Barry Ward (15:37):Well, it's tough because typically in these volatile cycles we see as the commodity prices are going up and inputs are catching up, we see higher profitability on those up years as we're increasing commodity prices. And then if and when corn price decides to come back down to, well, a lower level, whatever that might be, then input costs then respond. And we see on the backside or the downside of that price curve, oftentimes some tougher times, some loss. So it's a matter of having enough reserves, having enough net worth to weather some of those storms or having a credit reserve. So all of those things, I try to give a better picture. But the brutal truth is that's usually the economic cycle that we're faced with.

Matt Adams (16:37):And I think it's always tough when we look at even younger producers and long-tenured producers. When we have good years on the farm, we're ready to update infrastructure, put money back into the farm which is a needed thing at all times. But also it's good to, like you say, keep some money back in reserve just that way we can stay fluid when times get just a little tougher. Which we all know in agriculture, we go in cycles. So we're in the high cycle and we know there will be a low cycle. We just don't know when.

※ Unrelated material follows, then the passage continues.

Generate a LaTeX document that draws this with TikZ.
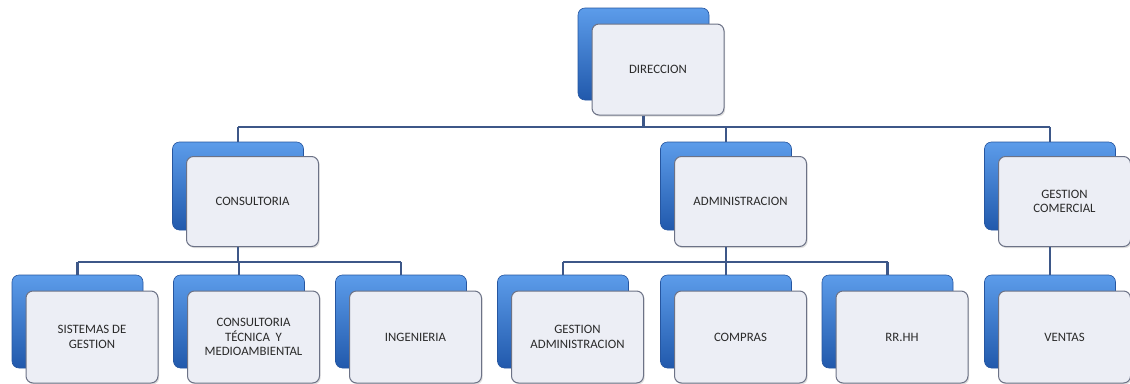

Barry Ward (17:13):No, we don't. And you had asked maybe for a little bit more as far as some strategies on the rent side. It's one thing to hold the line on rents and say, no, I won't pay anymore. Sometimes you lose land base to landlords that are really a little more aggressive and they understand that the marketplace will give them more. So you can offer a flex lease arrangement. That's one thing that we recommend or an indexed lease, maybe that's indexed to a certain set of numbers. Oftentimes maybe the USDA NASS numbers. So if that number goes up by 6%, then our rent goes up by 6%. If it goes down by a couple of percent, then our rent goes down. So that's one way that you can do it without a lot of maybe adverse negotiations. This is something I've just started talking about and we could talk more about it later on as we meet.

 

(18:15):But maybe putting some sunset clauses into a lease arrangement where we bump it up for a couple of years and then it comes back down to the base where it was. I don't know, that's maybe a tough sell for landlords. And the other thing is offering services, and I know many of you, especially young people that are in farming, will provide services in lieu of additional cash rent.

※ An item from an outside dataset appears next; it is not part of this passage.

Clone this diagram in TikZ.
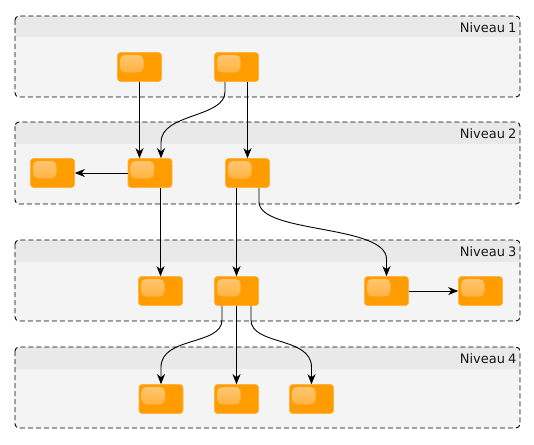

Libby Wixtead (18:40):I think we had talked about that on our branding podcast in our season one, of are you going to mow the ditches and take care of things? Some guys are trying to put tile into their rental ground and trying to lock in that rental rate for so many years too. And so there are some different things I think you can do. And I would encourage, if you guys haven't listened to that branding podcast, I think it's one of our last episodes in season one. Do that because Barry is hitting very hard of what Stacie McCracken had talked about, in that of there are other things that you can do as a young producer to add to that. Because we know there's other more tenured farmers that are paying a lot more rent than you can afford right now.

Matt Adams (19:28):Just setting yourself apart from the rest of the crowd pretty much.

Libby Wixtead (19:33):Absolutely, you have to sell yourself. You are a salesman if you don't realize it or not.

Barry Ward (19:41):Yeah. The other thing that I guess I don't know that we talked about, well we didn't yet. But the beginning farmer tax credit is available now for those landlords that are more interested in working with young people, so they can get a tax credit for their Ohio taxes up to 3.99% by leasing or selling farmland to those people that qualify as beginning farmers. So that's a whole other discussion, but I just thought I'd throw it out there.

Matt Adams (20:08):And I think that's a great thing just to bring up because that's one program I feel does not get a lot of traction out there, that just people don't know about that much.

Barry Ward (20:18):Well, it's just getting traction. So I think it's maybe going to be more utilized here in the next couple of years.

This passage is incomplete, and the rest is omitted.